On 08/03/2010 01:37 AM, Hans-Peter Diettrich wrote:
Michael Schnell schrieb:

You only have to determine the flat address, before storing it in the pointer variable - @MyThreadvar?
How do you think this is possible ? How to you think it's possible in FPC to define a pointer that does not use DS to access the memory location ?

No need to do so. Every accessible byte must reside in the 32/64 bit address space, so it is addressable by DS and an offset.

Sorry but wrong (IMHO) with pointers to threadvars in X86/32 Linux (see above).

While indeed (supposedly) any threadvar is allocated withing the address space of the process (addressable by DS:), the user software has no chance to calculate this offset, as (AFAIK) it can't read the selector table entries that are pointed to by the (different) values in the DS and GS registers, which would be necessary to "rebase" the threadvar address that is relative to the entry table given by the GS content and a target address relative to the table entry given by the DS content.

Regarding the hardware and without rewriting or switching the selector table, a user land program could access 64K different (potentially non-overlapping) address spaces (each 4 GB size) using a selector register such as ES.
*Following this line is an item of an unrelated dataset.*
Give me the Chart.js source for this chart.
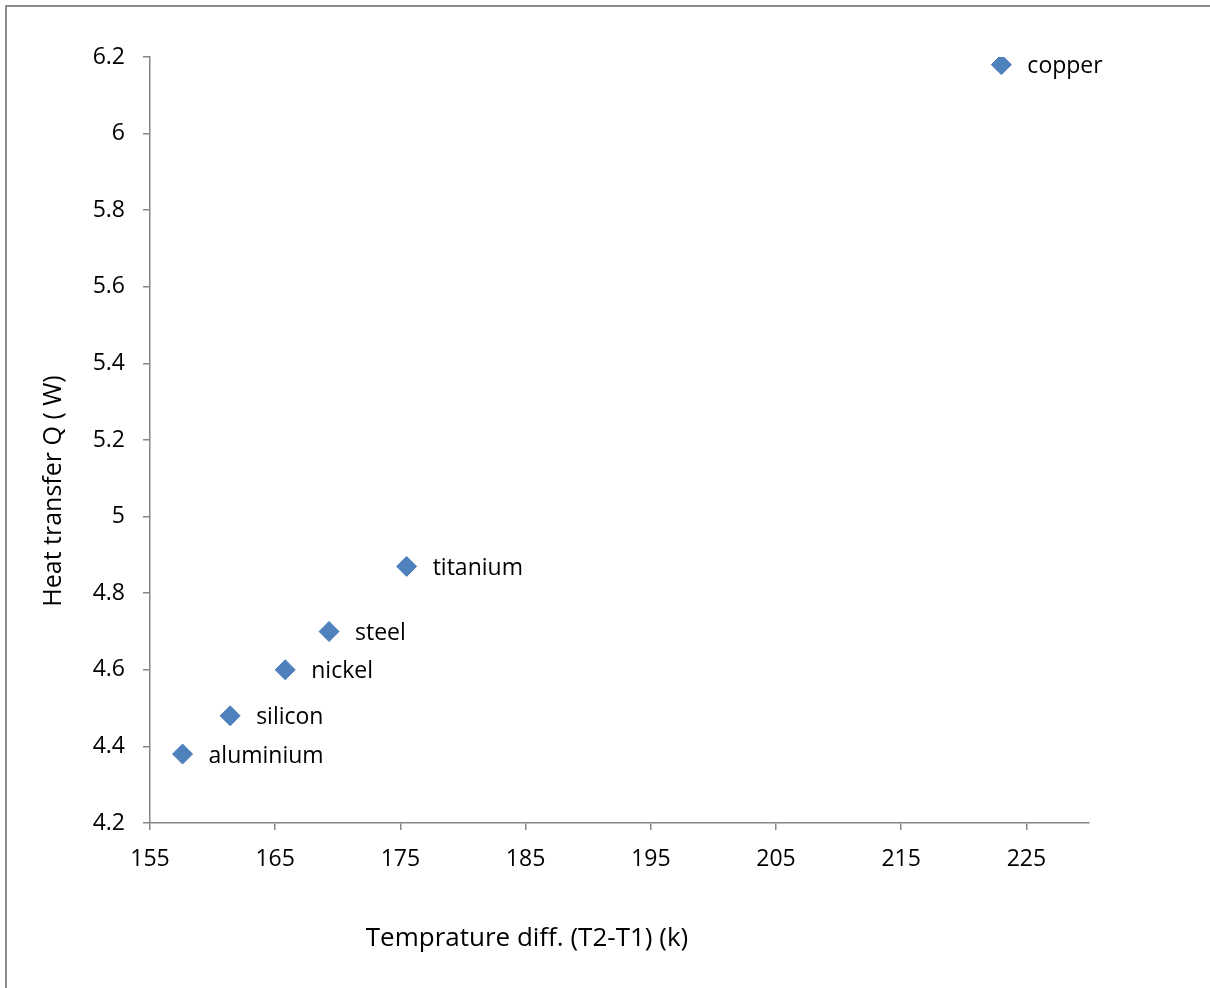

Without writing to a selector register and explicitly using a selector register in any ASM instruction, a user land program can theoretically use three different (potentially non-overlapping) address spaces: CS for instruction reads, SS for data access relative to the stack pointer and DS for all other data access. Of course the OS sees that DS and SS content is identical, so that pointers to stack based variables are possible.